Due to the nature of this syntheic data the switching gnenes are not
evenly distributed.
Note: The number of switching genes significantly affects the accuracy
of PPR.
too many will reduce the accuracy by including uninformative
genes/noise.
too few will reduce the accuracy by excluding informative genes.
Using the PPR function precision() an optimum number of switching genes can be found.
precision(reference_sce, n_sg_range = seq(0, 800, 25))
Narrow down the search to find the optimum number of switching genes.
precision(reference_sce, n_sg_range = seq(722, 822,2))
The using precision(), 772 is found to be the optimum for this data.
When using true biological data, the optimum number is likely to be
lower.
switching_genes <- filter_switchgenes(reference_sce,
allgenes = TRUE,
r2cutoff = 0,
topnum = 772)
# Plot the timeline using plot_timeline_ggplot
plot_timeline_ggplot(switching_genes,
timedata = colData(reference_sce)$Pseudotime,
txtsize = 3)
the
least informative genes have been removed from the timeline. the number
of uninformative genes would be greater with biological data. the
accuracy can be visualised using acuracy_test.
We can calculate the accuracy of PPR in the given trajectory by comparing the predicted position of the reference cells to their pseudotimes defined by slingshot.
# predict the position of cells in the reference trajectory.
reference_ppr <- predict_position(reference_sce, switching_genes)
# plot the accuracy of the prediction
accuracy_test(reference_ppr, reference_sce, plot = TRUE)
Binarize the gene expression data of the samples.
# First reduce the sample data to only include the switching genes.
samples_sce <- lapply(samples_sce, reduce_counts_matrix, switching_genes)
# binarize the expression data of the samples
samples_binarized <- lapply(samples_sce,
binarize_exp,
fix_cutoff = TRUE,
binarize_cutoff = 1,
ncores = 1)
Produce an estimate for the position of each cell in each sample. The prediction is stored as a PPR_OBJECT.
# Iterate through each Seurat object in the predicting their positons,
# on the reference trajectory, using PathPinpointR.

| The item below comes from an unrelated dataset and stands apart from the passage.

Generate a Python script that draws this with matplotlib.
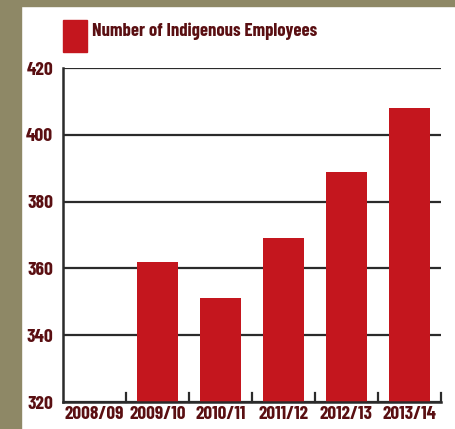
import numpy as np
import matplotlib
matplotlib.use('Agg')
import matplotlib.pyplot as plt
from matplotlib.patches import Rectangle

# employee counts per financial year (2008/09 not shown)
years = ['2008/09', '2009/10', '2010/11', '2011/12', '2012/13', '2013/14']
employees = [np.nan, 362, 351, 369, 389, 408]
legend_label = 'Number of Indigenous Employees'

RED = '#C4161E'
TXT = '#5A0F12'
KHAKI = '#8E8866'
FONT = ['Barlow Condensed', 'DejaVu Sans']

W, H = 455, 429
fig = plt.figure(figsize=(W / 100, H / 100), dpi=100)
fig.patch.set_facecolor('white')

# khaki frame on left and top
fig.patches.append(Rectangle((0, 0), 21 / W, 1, transform=fig.transFigure, color=KHAKI, zorder=0))
fig.patches.append(Rectangle((0, 1 - 6 / H), 1, 6 / H, transform=fig.transFigure, color=KHAKI, zorder=0))

ax = fig.add_axes([63 / W, 1 - 402 / H, (441 - 63) / W, (402 - 68) / H])
x = np.arange(len(years))
ax.bar(x, employees, width=0.65, color=RED, zorder=3)

ax.set_xlim(-0.5, len(years) - 0.5)
ax.set_ylim(320, 420)
ax.set_yticks(np.arange(320, 421, 20))
ax.yaxis.grid(True, color='#2b2b2b', linewidth=1.6, zorder=1)
ax.tick_params(axis='y', length=0, pad=7, labelsize=14, labelcolor=TXT)

ax.set_xticks(x)
ax.set_xticklabels(years)
ax.tick_params(axis='x', length=0, pad=3, labelsize=13.8, labelcolor=TXT)
# small separators between the categories
for b in np.arange(0.5, len(years), 1):
    ax.plot([b, b], [320, 322.6], color='#2b2b2b', lw=1.6, zorder=4, clip_on=False)

for lab in ax.get_xticklabels() + ax.get_yticklabels():
    lab.set_fontfamily(FONT)
    lab.set_fontweight(700)

for s in ['top', 'right']:
    ax.spines[s].set_visible(False)
for s in ['left', 'bottom']:
    ax.spines[s].set_color('#2b2b2b')
    ax.spines[s].set_linewidth(1.8)
    ax.spines[s].set_zorder(5)

# legend swatch and label
fig.patches.append(Rectangle((63 / W, 1 - 52 / H), 24 / W, 32 / H, transform=fig.transFigure, color=RED))
fig.text(92 / W, 1 - 31 / H, legend_label, fontsize=13.4, color=TXT, fontfamily=FONT,
         fontweight=700, va='center', ha='left')

fig.savefig('out.png', dpi=100, facecolor=fig.get_facecolor())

samples_ppr <- lapply(samples_binarized, predict_position, switching_genes)
plot the predicted position of each sample on the reference trajectory.
ppr_plot() +
# show the predicted position of the first sample
sample_prediction(samples_ppr[[1]], label = "Sample 1", col = "red") +
# inlcude the position of cells in the reference data, by they cluster labels.
reference_idents(reference_sce, "clust_names")

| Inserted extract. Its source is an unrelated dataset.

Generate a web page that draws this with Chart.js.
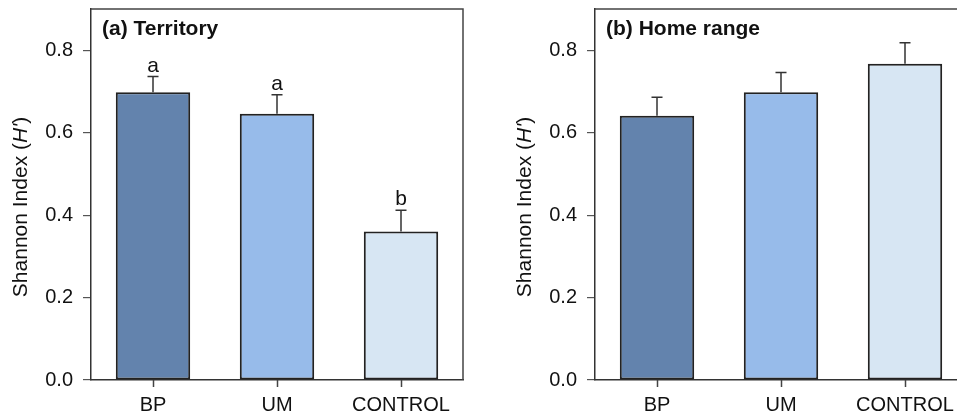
<!DOCTYPE html>
<html>
<head>
<meta charset="utf-8">
<script src="https://cdn.jsdelivr.net/npm/chart.js@4/dist/chart.umd.min.js"></script>
<style>
  html, body { margin: 0; padding: 0; background: #fff; overflow: hidden; width: 957px; height: 417px; }
  .panel { position: absolute; top: 0; height: 417px; }
  #p1 { left: 0; width: 480px; }
  #p2 { left: 480px; width: 500px; }
</style>
</head>
<body>
<div class="panel" id="p1"><canvas id="c1" width="480" height="417"></canvas></div>
<div class="panel" id="p2"><canvas id="c2" width="500" height="417"></canvas></div>
<script>
// ---- data ----
const categories = ["BP", "UM", "CONTROL"];
const territoryMeans = [0.698, 0.646, 0.360];
const territoryErrors = [0.038, 0.046, 0.052];
const territoryLetters = ["a", "a", "b"];
const homeMeans = [0.641, 0.698, 0.767];
const homeErrors = [0.045, 0.048, 0.051];
const homeLetters = ["", "", ""];
const yTicks = [0.0, 0.2, 0.4, 0.6, 0.8];
const yMax = 0.9;
const panelTitles = ["(a) Territory", "(b) Home range"];
const axisTitleParts = ["Shannon Index (", "H'", ")"];

const FONT = "'Liberation Sans', Arial, Helvetica, sans-serif";
const barColors = ["#6383ad", "#97bbea", "#d7e6f3"];

function makeChart(canvasId, means, errors, letters, title, yAxisWidth, rightPad) {
  const annot = {
    id: 'annot_' + canvasId,
    afterDatasetsDraw(chart) {
      const ctx = chart.ctx;
      const meta = chart.getDatasetMeta(0);
      const ys = chart.scales.y;
      ctx.save();
      ctx.strokeStyle = '#333';
      ctx.lineWidth = 1.5;
      meta.data.forEach((bar, i) => {
        const yTop = ys.getPixelForValue(means[i] + errors[i]);
        ctx.beginPath();
        ctx.moveTo(bar.x, bar.y);
        ctx.lineTo(bar.x, yTop);
        ctx.moveTo(bar.x - 5.5, yTop);
        ctx.lineTo(bar.x + 5.5, yTop);
        ctx.stroke();
        if (letters[i]) {
          ctx.fillStyle = '#111';
          ctx.font = '21px ' + FONT;
          ctx.textAlign = 'center';
          ctx.textBaseline = 'alphabetic';
          ctx.fillText(letters[i], bar.x, yTop - 5);
        }
      });
      ctx.restore();
    },
    afterDraw(chart) {
      const ctx = chart.ctx;
      const a = chart.chartArea;
      const xs = chart.scales.x;
      ctx.save();
      // x-axis tick marks at category centres (from the library's scale)
      ctx.strokeStyle = '#444';
      ctx.lineWidth = 1.5;
      ctx.beginPath();
      categories.forEach((c, i) => {
        const px = Math.round(xs.getPixelForValue(i)) + 0.5;
        ctx.moveTo(px, a.bottom);
        ctx.lineTo(px, a.bottom + 7);
      });
      ctx.stroke();
      // frame top & right
      ctx.beginPath();
      ctx.moveTo(a.left, a.top);
      ctx.lineTo(a.right, a.top);
      ctx.lineTo(a.right, a.bottom);
      ctx.stroke();
      // panel title
      ctx.fillStyle = '#111';
      ctx.font = 'bold 21px ' + FONT;
      ctx.textAlign = 'left';
      ctx.textBaseline = 'middle';
      ctx.fillText(title, a.left + 11, a.top + 20);
      // y axis title
      const cx = a.left - 70;
      const cy = (a.top + a.bottom) / 2 + 12.5;
      ctx.translate(cx, cy);
      ctx.rotate(-Math.PI / 2);
      const fN = '21px ' + FONT, fI = 'italic 21px ' + FONT;
      ctx.font = fN; const w0 = ctx.measureText(axisTitleParts[0]).width;
      ctx.font = fI; const w1 = ctx.measureText(axisTitleParts[1]).width;
      ctx.font = fN; const w2 = ctx.measureText(axisTitleParts[2]).width;
      let x = -(w0 + w1 + w2) / 2;
      ctx.textAlign = 'left';
      ctx.font = fN; ctx.fillText(axisTitleParts[0], x, 0); x += w0;
      ctx.font = fI; ctx.fillText(axisTitleParts[1], x, 0); x += w1;
      ctx.font = fN; ctx.fillText(axisTitleParts[2], x, 0);
      ctx.restore();
    }
  };

  return new Chart(document.getElementById(canvasId), {
    type: 'bar',
    data: {
      labels: categories,
      datasets: [{
        data: means,
        backgroundColor: barColors,
        borderColor: '#222',
        borderWidth: 2,
        borderSkipped: false,
        barPercentage: 0.6,
        categoryPercentage: 1.0
      }]
    },
    options: {
      responsive: false,
      animation: false,
      devicePixelRatio: 1,
      layout: { padding: { left: 0, top: 9, right: rightPad, bottom: 0 } },
      plugins: { legend: { display: false }, tooltip: { enabled: false }, title: { display: false } },
      scales: {
        x: {
          type: 'category',
          offset: true,
          grid: { display: false, drawTicks: true, tickLength: 7 },
          border: { display: true, color: '#333', width: 1.5 },
          ticks: { color: '#111', font: { family: FONT, size: 20 }, padding: 6, maxRotation: 0, autoSkip: false },
          afterFit(scale) { scale.height = 37; scale.paddingLeft = 0; scale.paddingRight = 0; }
        },
        y: {
          min: 0, max: yMax,
          grid: { display: true, drawOnChartArea: false, drawTicks: true, tickLength: 8,
                  color: '#555', tickColor: '#555', lineWidth: 1.2, tickWidth: 1.2 },
          border: { display: true, color: '#333', width: 1.5 },
          ticks: {
            color: '#111', font: { family: FONT, size: 20 }, padding: 10,
            callback: (v) => Number(v).toFixed(1)
          },
          afterBuildTicks(scale) { scale.ticks = yTicks.map(v => ({ value: v })); },
          afterFit(scale) { scale.width = yAxisWidth; scale.paddingTop = 0; scale.paddingBottom = 0; }
        }
      }
    },
    plugins: [annot]
  });
}

makeChart('c1', territoryMeans, territoryErrors, territoryLetters, panelTitles[0], 91, 17);
makeChart('c2', homeMeans, homeErrors, homeLetters, panelTitles[1], 115, 13);
</script>
</body>
</html>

# show the predicted position of the second sample
sample_prediction(samples_ppr[[2]], label = "Sample 2", col = "blue")
# show the points at which selected genes switch.

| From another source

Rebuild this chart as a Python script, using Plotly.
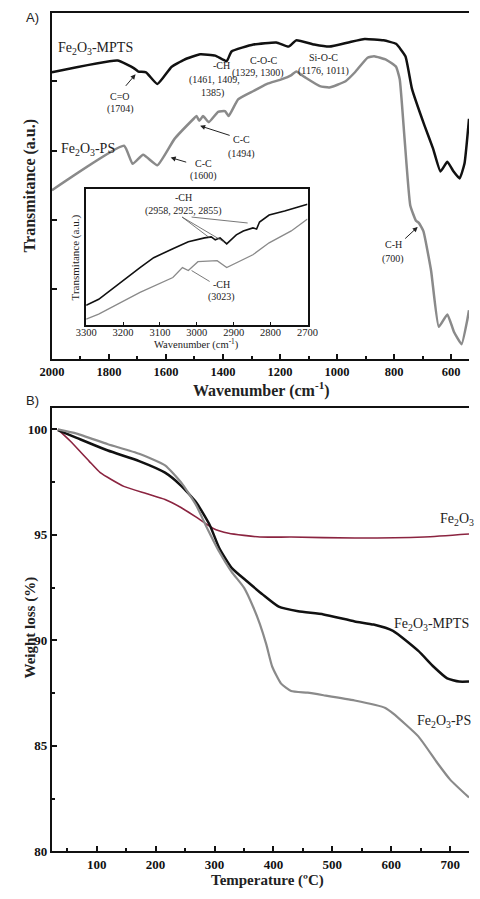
import plotly.graph_objects as go

W, H = 480, 899

# --- panel A: FTIR, 2000-537 cm-1 (transmittance, arbitrary units)
wn_mpts = [2000, 1770, 1713, 1697, 1670, 1630, 1580, 1537, 1480, 1427, 1387, 1370, 1293, 1213,
           1170, 1143, 1080, 1027, 960, 903, 837, 793, 760, 737, 693, 663, 637, 613, 593, 570, 553, 537]
t_mpts = [4.13, 4.30, 4.19, 4.14, 4.13, 3.96, 4.21, 4.31, 4.39, 4.37, 4.29, 4.43, 4.53, 4.56,
          4.50, 4.59, 4.53, 4.50, 4.56, 4.61, 4.59, 4.54, 4.36, 3.89, 3.36, 3.03, 2.70, 2.84, 2.71, 2.60, 2.81, 3.46]

wn_ps = [2000, 1747, 1717, 1680, 1630, 1570, 1503, 1493, 1483, 1470, 1450, 1417, 1393, 1380,
         1347, 1293, 1247, 1193, 1160, 1143, 1113, 1060, 1027, 970, 937, 893, 870, 827, 793, 780,
         763, 743, 723, 713, 697, 670, 643, 613, 590, 563, 543, 537]
t_ps = [2.43, 3.07, 2.81, 2.94, 2.79, 3.17, 3.46, 3.50, 3.43, 3.50, 3.41, 3.56, 3.57, 3.50,
        3.74, 3.86, 3.96, 4.03, 4.09, 4.14, 4.06, 3.93, 3.91, 4.00, 4.13, 4.34, 4.36, 4.31, 4.21, 4.03,
        3.17, 2.21, 1.99, 1.96, 1.84, 1.27, 0.46, 0.64, 0.39, 0.21, 0.56, 0.70]

# inset: 3300-2700 cm-1
wn_in_mpts = [3300, 3266, 3154, 3117, 3065, 3023, 2979, 2961, 2950, 2937, 2919, 2893, 2874, 2848,
              2838, 2830, 2804, 2762, 2700]
t_in_mpts = [20, 26, 58, 68, 77, 84, 88, 89, 86, 88, 82, 91, 95, 98, 97, 104, 111, 115, 122]
wn_in_ps = [3300, 3266, 3154, 3065, 3039, 3023, 2997, 2945, 2919, 2893, 2848, 2804, 2744, 2700]
t_in_ps = [6, 11, 33, 48, 58, 55, 64, 65, 58, 63, 71, 83, 95, 107]

# --- panel B: TGA
temp_fe = [34, 55, 87, 106, 146, 184, 216, 243, 269, 297, 324, 377, 430, 538, 656, 732]
wt_fe = [100.0, 99.45, 98.5, 97.95, 97.3, 96.96, 96.68, 96.3, 95.84, 95.32, 95.08, 94.9, 94.9,
         94.85, 94.9, 95.04]
temp_mpts = [34, 66, 119, 172, 216, 243, 269, 292, 308, 329, 356, 382, 409, 442, 485, 538, 570,
             603, 646, 672, 695, 715, 732]
wt_mpts = [99.97, 99.6, 99.0, 98.5, 97.95, 97.34, 96.54, 95.46, 94.38, 93.44, 92.78, 92.17, 91.6,
           91.38, 91.23, 90.9, 90.75, 90.45, 89.5, 88.75, 88.2, 88.05, 88.05]
temp_ps = [34, 66, 119, 172, 216, 243, 269, 285, 308, 329, 350, 366, 377, 388, 398, 413, 430, 458,
           485, 538, 590, 603, 646, 678, 700, 732]
wt_ps = [100.0, 99.8, 99.3, 98.85, 98.3, 97.5, 96.4, 95.46, 94.2, 93.25, 92.5, 91.56, 90.77, 89.8,
         88.75, 87.95, 87.6, 87.52, 87.4, 87.15, 86.8, 86.54, 85.45, 84.2, 83.4, 82.55]

BLACK = "#111111"
GRAY = "#8a8a8a"
MAROON = "#8b2440"
SERIF = "Liberation Serif, Times New Roman, serif"


def px(x, y):
    return x / W, 1 - y / H


fig = go.Figure()
fig.add_trace(go.Scatter(x=wn_mpts, y=t_mpts, mode="lines", line=dict(color=BLACK, width=2.5, shape="spline", smoothing=0.4), xaxis="x", yaxis="y"))
fig.add_trace(go.Scatter(x=wn_ps, y=t_ps, mode="lines", line=dict(color=GRAY, width=2.5, shape="spline", smoothing=0.4), xaxis="x", yaxis="y"))
fig.add_trace(go.Scatter(x=wn_in_mpts, y=t_in_mpts, mode="lines", line=dict(color=BLACK, width=1.6), xaxis="x3", yaxis="y3"))
fig.add_trace(go.Scatter(x=wn_in_ps, y=t_in_ps, mode="lines", line=dict(color=GRAY, width=1.3), xaxis="x3", yaxis="y3"))
fig.add_trace(go.Scatter(x=temp_fe, y=wt_fe, mode="lines", line=dict(color=MAROON, width=1.6, shape="spline", smoothing=0.5), xaxis="x2", yaxis="y2"))
fig.add_trace(go.Scatter(x=temp_mpts, y=wt_mpts, mode="lines", line=dict(color=BLACK, width=2.5, shape="spline", smoothing=0.5), xaxis="x2", yaxis="y2"))
fig.add_trace(go.Scatter(x=temp_ps, y=wt_ps, mode="lines", line=dict(color=GRAY, width=2.2, shape="spline", smoothing=0.5), xaxis="x2", yaxis="y2"))

tickfont_a = dict(family=SERIF, size=12.5, color=BLACK, weight="bold")
tickfont_b = dict(family=SERIF, size=13, color=BLACK, weight="bold")
ax_common = dict(showline=True, linecolor=BLACK, linewidth=2, ticks="inside", tickcolor=BLACK,
                 tickwidth=2, ticklen=5, showgrid=False, zeroline=False)

fig.update_layout(
    width=W, height=H, showlegend=False,
    margin=dict(l=0, r=0, t=0, b=0),
    paper_bgcolor="white", plot_bgcolor="white",
    xaxis=dict(ax_common, domain=[41 / W, 1], anchor="y", range=[2000, 537], dtick=200,
               mirror=True, tickfont=tickfont_a,
               minor=dict(dtick=100, ticks="inside", ticklen=3, tickcolor=BLACK)),
    yaxis=dict(ax_common, domain=[1 - 362 / H, 1 - 13 / H], anchor="x", range=[0, 4.986], dtick=1,
               showticklabels=False),
    xaxis2=dict(ax_common, domain=[41 / W, 1], anchor="y2", range=[24, 732], dtick=100,
                mirror=True, tickfont=tickfont_b,
                minor=dict(dtick=50, ticks="inside", ticklen=3, tickcolor=BLACK)),
    yaxis2=dict(ax_common, domain=[1 - 859 / H, 1 - 412 / H], anchor="x2", range=[80, 101], dtick=5,
                tickfont=tickfont_b,
                minor=dict(dtick=2.5, ticks="inside", ticklen=3, tickcolor=BLACK)),
    xaxis3=dict(ax_common, domain=[77 / W, 310 / W], anchor="y3", range=[3300, 2700], dtick=100,
                linewidth=1.5, mirror=True, ticklen=3, tickwidth=1, ticklabelstandoff=-3,
                tickfont=dict(family=SERIF, size=10.5, color="#222")),
    yaxis3=dict(ax_common, domain=[1 - 328 / H, 1 - 191 / H], anchor="x3", range=[0, 137],
                linewidth=1.5, mirror=True, showticklabels=False, ticks=""),
)

ann = []
shapes = []


def text(x, y, s, size=11, bold=False, family=SERIF, angle=0, xanchor="center"):
    xx, yy = px(x, y)
    ann.append(dict(x=xx, y=yy, xref="paper", yref="paper", text=s, showarrow=False, textangle=angle,
                    xanchor=xanchor, yanchor="middle",
                    font=dict(family=family, size=size, color="#222", weight="bold" if bold else "normal")))


def arrow(x0, y0, x1, y1, color="#222"):
    xx, yy = px(x1, y1)
    ann.append(dict(x=xx, y=yy, xref="paper", yref="paper", text="", showarrow=True,
                    ax=x0 - x1, ay=y0 - y1, arrowhead=2, arrowsize=1, arrowwidth=1,
                    arrowcolor=color))


def line(x0, y0, x1, y1, color="#555"):
    a, b = px(x0, y0)
    c, d = px(x1, y1)
    shapes.append(dict(type="line", xref="paper", yref="paper", x0=a, y0=b, x1=c, y1=d,
                       line=dict(color=color, width=0.8)))


# panel letters and axis titles
text(20, 18, "A)", size=13, family="Liberation Sans, Arial, sans-serif")
text(20, 404, "B)", size=13, family="Liberation Sans, Arial, sans-serif")
text(18, 188, "Transmitance (a.u.)", size=16, bold=True, angle=-90)
text(262, 393, "Wavenumber (cm<sup>-1</sup>)", size=16, bold=True)
text(18, 633, "Weight loss (%)", size=15, bold=True, angle=-90)
text(268, 888, "Temperature (ºC)", size=15, bold=True)

# panel A labels
text(45, 49, "Fe<sub>2</sub>O<sub>3</sub>-MPTS", size=14, xanchor="left")
text(48, 151, "Fe<sub>2</sub>O<sub>3</sub>-PS", size=14, xanchor="left")
text(113, 97, "C=O", size=10)
text(113, 110, "(1704)", size=10)
arrow(118, 88, 129, 75)
text(219, 66, "-CH", size=10)
text(212, 81, "(1461, 1409,", size=10)
text(210, 94, "1385)", size=10)
text(264, 61, "C-O-C", size=10)
text(258, 74, "(1329, 1300)", size=10)
text(327, 58, "Si-O-C", size=10)
text(327, 72, "(1176, 1011)", size=10)
text(240, 141, "C-C", size=10)
text(240, 155, "(1494)", size=10)
arrow(228, 137, 197, 127)
text(200, 165, "C-C", size=10)
text(200, 178, "(1600)", size=10)
arrow(183, 164, 166, 159)
text(400, 247, "C-H", size=10)
text(400, 261, "(700)", size=10)
arrow(412, 242, 426, 229)

# inset labels
text(179, 199, "-CH", size=10)
text(179, 213, "(2958, 2925, 2855)", size=10)
line(178, 219, 207, 240)
line(178, 219, 222, 244)
line(188, 219, 247, 225)
text(219, 287, "-CH", size=10)
text(219, 300, "(3023)", size=10)
line(207, 284, 188, 273)
text(66, 260, "Transmitance (a.u.)", size=11, angle=-90)
text(193, 347, "Wavenumber (cm<sup>-1</sup>)", size=10.5)

# panel B labels
text(447, 524, "Fe<sub>2</sub>O<sub>3</sub>", size=14, xanchor="left")
text(399, 630, "Fe<sub>2</sub>O<sub>3</sub>-MPTS", size=14, xanchor="left")
text(423, 728, "Fe<sub>2</sub>O<sub>3</sub>-PS", size=14, xanchor="left")

fig.update_layout(annotations=ann, shapes=shapes)
fig.write_html("out.html", config={"displayModeBar": False},
               post_script="document.body.style.margin='0';document.body.style.overflow='hidden';")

switching_times(c("G1172", "G1346", "G901"), switching_genes)
A simpler plot of your results can be generated with the function ppr_vioplot().
ppr_vioplot(samples_ppr, reference_sce, ident = "clust_names")
By following this workflow, you will have: - generated a synthetic dataset, representing a developmental trajectory.
- subset the data to generate two proxy samples.
- run slingshot to produce pseudotime for each cell.
- binarized the gene expression data of the reference data.
- found the switching genes along the trajectory.
- predicted the position of the sample data on the reference trajectory.
- measured the accuracy of the prediction.
- visualised the predicted position of the samples on the reference trajectory.